That's why, for example, the death penalty requires an extreme amount of due
process. Your trial is lengthy and ideally involves a massive amount of proof
before you're given a death sentence. It's also easy to appeal.

That's actually one of the legal arguments against the death penalty here: you
can never be 100% certain someone committed a crime, so you should never give
them the 100% punishment of death.

People who advocate for instant death penalty for heinous crimes, like murders
or rapes, don't consider that. You can just never be sure that someone is
guilty, even if they confess, and our legal system has decided to err on the
side of allowing a guilty person to go free rather than punishing an innocent
person. At least in theory.

For traffic fines, you get almost zero due process. Most of the time, you just
plead guilty on the spot. A judge won't spend much time on your case, and you
have to pay the court for using that time (often nearly as much as the fine
itself).

So if someone making, say, $100,000 had to pay $1,000 for a speeding ticket,
there'd be more due process required.
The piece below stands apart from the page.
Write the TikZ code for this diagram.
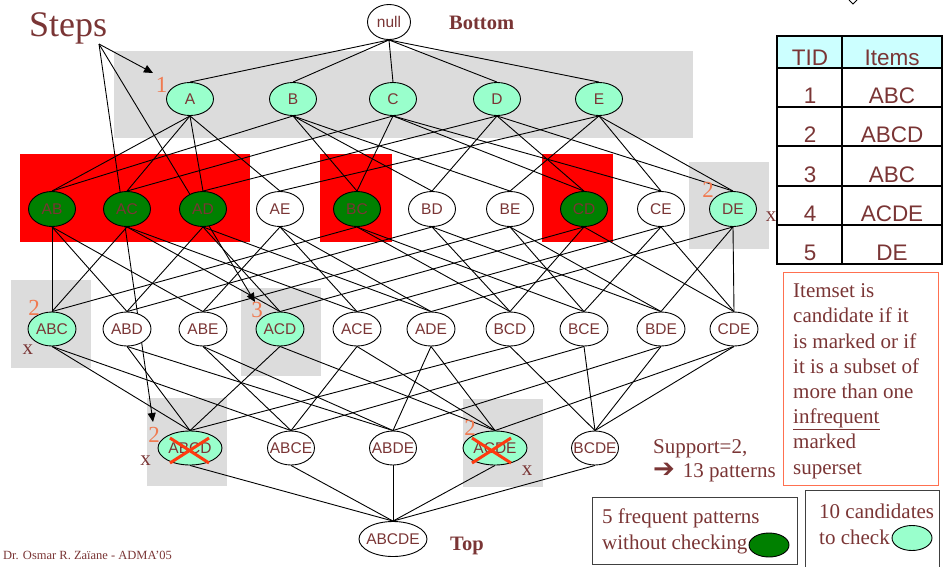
\documentclass[tikz,border=0pt]{standalone}
\usepackage{fontspec}
\setmainfont{Liberation Serif}
\newfontfamily\sansf{Liberation Sans}
\newfontfamily\symf{DejaVu Sans}
\usetikzlibrary{arrows.meta,shapes.geometric}
\definecolor{ink}{HTML}{7A3535}
\definecolor{mint}{HTML}{99FFCC}
\definecolor{leaf}{HTML}{008000}
\definecolor{shade}{HTML}{DCDCDC}
\definecolor{mark}{HTML}{F07A50}
\definecolor{cross}{HTML}{FF3A10}
\definecolor{head}{HTML}{CCFFFF}
\definecolor{note}{HTML}{FF7050}
\definecolor{frame}{HTML}{404040}
\pgfdeclarelayer{bg}
\pgfsetlayers{bg,main}
\begin{document}
\begin{tikzpicture}[x=1pt,y=-1pt,
  set/.style={ellipse,draw=black,line width=0.9pt,fill=white,inner xsep=-12pt,inner ysep=0pt,
    minimum width=47pt,minimum height=34pt,text=ink,font=\sansf\fontsize{15.5}{15.5}\selectfont},
  quad/.style={set,minimum width=64pt},
  cand/.style={fill=mint},
  freq/.style={fill=leaf},
  edge/.style={line width=0.9pt,black},
  pointer/.style={line width=0.9pt,black,-{Triangle[length=9pt,width=8pt]}},
  pass/.style={fill=shade,draw=none},
  prune/.style={fill=red,draw=none},
  num/.style={text=mark,font=\fontsize{23}{23}\selectfont,inner sep=0pt},
  xmark/.style={text=ink,font=\fontsize{21}{21}\selectfont,inner sep=0pt},
  strike/.style={cross,line width=3pt},
  prose/.style={text=ink,font=\fontsize{21}{25.2}\selectfont,inner sep=0pt},
  cell/.style={text=ink,font=\sansf\fontsize{22.5}{22.5}\selectfont,inner sep=0pt,anchor=base},
  rule/.style={line width=1.6pt,black}
]
\useasboundingbox (0,0) rectangle (951,566);

% ---------- lattice nodes ----------
\node[set,minimum width=43pt,minimum height=35pt] (n0) at (389,22) {null};

\foreach \n/\x in {A/190,B/293,C/393,D/497,E/599}
  \node[set,cand,minimum height=33pt] (\n) at (\x,99) {\n};

\foreach \n/\x/\s in {AB/52/freq,AC/127/freq,AD/203/freq,AE/280/set,BC/357/freq,
                      BD/432/set,BE/510/set,CD/584/freq,CE/661/set,DE/733/cand}
  \node[set,\s,minimum height=35pt] (\n) at (\x,209) {\n};

\foreach \n/\x/\s in {ABC/52/cand,ABD/127/set,ABE/203/set,ACD/280/cand,ACE/357/set,
                      ADE/431/set,BCD/510/set,BCE/584/set,BDE/661/set,CDE/734/set}
  \node[set,\s,minimum width=48pt] (\n) at (\x,329) {\n};

\foreach \n/\x/\s in {ABCD/190/cand,ABCE/291/set,ABDE/393/set,ACDE/495/cand,BCDE/595/set}
  \node[quad,\s] (\n) at (\x,448) {\n};

\node[set,minimum width=68pt,minimum height=35pt] (all) at (393,539) {ABCDE};

% ---------- shaded groups, edges and step pointers (behind the nodes) ----------
\coordinate (s0) at (99,44);
\coordinate (s1) at (153,73);
\coordinate (s2) at (255,302);
\coordinate (s3) at (153,422);
\begin{pgfonlayer}{bg}
  \fill[pass] (114,51) rectangle (693,138);
  \fill[pass] (689,162) rectangle (769,249);
  \fill[pass] (11,280) rectangle (91,368);
  \fill[pass] (241,288) rectangle (321,376);
  \fill[pass] (147,398) rectangle (227,486);
  \fill[pass] (463,399) rectangle (543,487);
  \fill[prune] (20,154) rectangle (250,242);
  \fill[prune] (320,154) rectangle (392,242);
  \fill[prune] (542,154) rectangle (613,242);
  \foreach \u/\l in {n0/A,n0/B,n0/C,n0/D,n0/E,
      A/AB,A/AC,A/AD,A/AE,B/AB,B/BC,B/BD,B/BE,C/AC,C/BC,C/CD,C/CE,
      D/AD,D/BD,D/CD,D/DE,E/AE,E/BE,E/CE,E/DE,
      AB/ABC,AB/ABD,AB/ABE,AC/ABC,AC/ACD,AC/ACE,AD/ABD,AD/ACD,AD/ADE,
      AE/ABE,AE/ACE,AE/ADE,BC/ABC,BC/BCD,BC/BCE,BD/ABD,BD/BCD,BD/BDE,
      BE/ABE,BE/BCE,BE/BDE,CD/ACD,CD/BCD,CD/CDE,CE/ACE,CE/BCE,CE/CDE,
      DE/ADE,DE/BDE,DE/CDE,
      ABC/ABCD,ABC/ABCE,ABD/ABCD,ABD/ABDE,ABE/ABCE,ABE/ABDE,ACD/ABCD,ACD/ACDE,
      ACE/ABCE,ACE/ACDE,ADE/ABDE,ADE/ACDE,BCD/ABCD,BCD/BCDE,BCE/ABCE,BCE/BCDE,
      BDE/ABDE,BDE/BCDE,CDE/ACDE,CDE/BCDE,
      ABCD/all,ABCE/all,ABDE/all,ACDE/all,BCDE/all}
    \draw[edge] (\u.south) -- (\l.north);
  \draw[pointer] (s0) -- (s1);
  \draw[pointer] (s0) -- (s2);
  \draw[pointer] (s0) -- (s3);
\end{pgfonlayer}

% ---------- crossed-out candidates ----------
\draw[strike] (170,438) -- (209,463) (170,463) -- (209,438);
\draw[strike] (472,438) -- (511,463) (472,463) -- (511,438);

% ---------- step numbers and marks ----------
\node[num] (k1) at (161.5,85) {1};
\node[num] (k2) at (708,190) {2};
\node[num] (k3) at (34,308) {2};
\node[num] (k4) at (257,310) {3};
\node[num] (k5) at (154,435) {2};
\node[num] (k6) at (470,428) {2};
\node[xmark] (x1) at (771,217) {x};
\node[xmark] (x2) at (28,350) {x};
\node[xmark] (x3) at (145.5,461) {x};
\node[xmark] (x4) at (527,471) {x};

% ---------- titles ----------
\node[text=ink,font=\fontsize{36}{36}\selectfont,inner sep=0pt,anchor=base west] (steps) at (29,36) {Steps};
\node[text=ink,font=\bfseries\fontsize{20.5}{20.5}\selectfont,inner sep=0pt,anchor=base west] (bottom) at (449,29) {Bottom};
\node[text=ink,font=\bfseries\fontsize{20.5}{20.5}\selectfont,inner sep=0pt,anchor=base west] (topl) at (450,550) {Top};
\node[text=ink,font=\fontsize{12.5}{12.5}\selectfont,inner sep=0pt,anchor=base west] (credit) at (3,559) {Dr. Osmar R. Zaïane - ADMA’05};
\draw[line width=1pt] (849,0) -- (853,4) -- (857,0);

% ---------- transaction table ----------
\fill[head] (777,36) rectangle (942,68);
\draw[rule] (777,36) rectangle (942,264);
\draw[rule] (842,36) -- (842,264);
\foreach \y in {68,107,146,186,225}
  \draw[rule] (777,\y) -- (942,\y);
\node[cell] (th1) at (810,65) {TID};
\node[cell] (th2) at (892,65) {Items};
\foreach \t/\i/\y in {1/ABC/103,2/ABCD/142,3/ABC/182,4/ACDE/221,5/DE/260}{
  \node[cell] (tid\t) at (810,\y) {\t};
  \node[cell] (itm\t) at (892,\y) {\i};
}

% ---------- notes ----------
\node[draw=note,line width=1.2pt,minimum width=155pt,minimum height=213pt,anchor=north west,inner sep=0pt] (rulebox) at (783,272) {};
\node[prose,anchor=north west,align=left] (ruletext) at (793,283.5)
  {Itemset is\\candidate if it\\is marked or if\\it is a subset of\\more than one\\\underline{infrequent}\\marked\\superset};

\node[prose,anchor=base west] (sup1) at (653,453) {Support=2,};
\node[prose,anchor=base west] (sup2) at (653,477) {{\symf\bfseries\fontsize{26}{26}\selectfont ➔}\hspace{8pt}13 patterns};

\node[draw=frame,line width=1.2pt,minimum width=205pt,minimum height=67pt,anchor=north west,inner sep=0pt] (fbox) at (592,497) {};
\node[prose,anchor=base west] (f1) at (602,523) {5 frequent patterns};
\node[prose,anchor=base west] (f2) at (602,549) {without checking};
\node[ellipse,draw=black,line width=0.9pt,fill=leaf,minimum width=40pt,minimum height=24pt,inner sep=0pt] (fkey) at (769,545) {};

\node[draw=frame,line width=1.2pt,minimum width=134pt,minimum height=79pt,anchor=north west,inner sep=0pt] (cbox) at (805,490) {};
\node[prose,anchor=base west] (c1) at (819,518) {10 candidates};
\node[prose,anchor=base west] (c2) at (819,544) {to check};
\node[ellipse,draw=black,line width=0.9pt,fill=mint,minimum width=40pt,minimum height=25pt,inner sep=0pt] (ckey) at (912,538) {};
\end{tikzpicture}
\end{document}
It's not fair to basically assume
someone is guilty (as we currently do with speeding tickets) when the fine is
that high.

Even if we accommodated the due process required, it would add more load to an
already way overburdened court system. It's just not possible.

There's also an argument to be made that $1,000 is a punishment that does not
fit the crime of, say, driving 85 mph in a 70 mph zone without causing any
harm or damage. Again, there's the concept of guilt, and whether the radar gun
malfunctioned or the cop was being malicious or whatever.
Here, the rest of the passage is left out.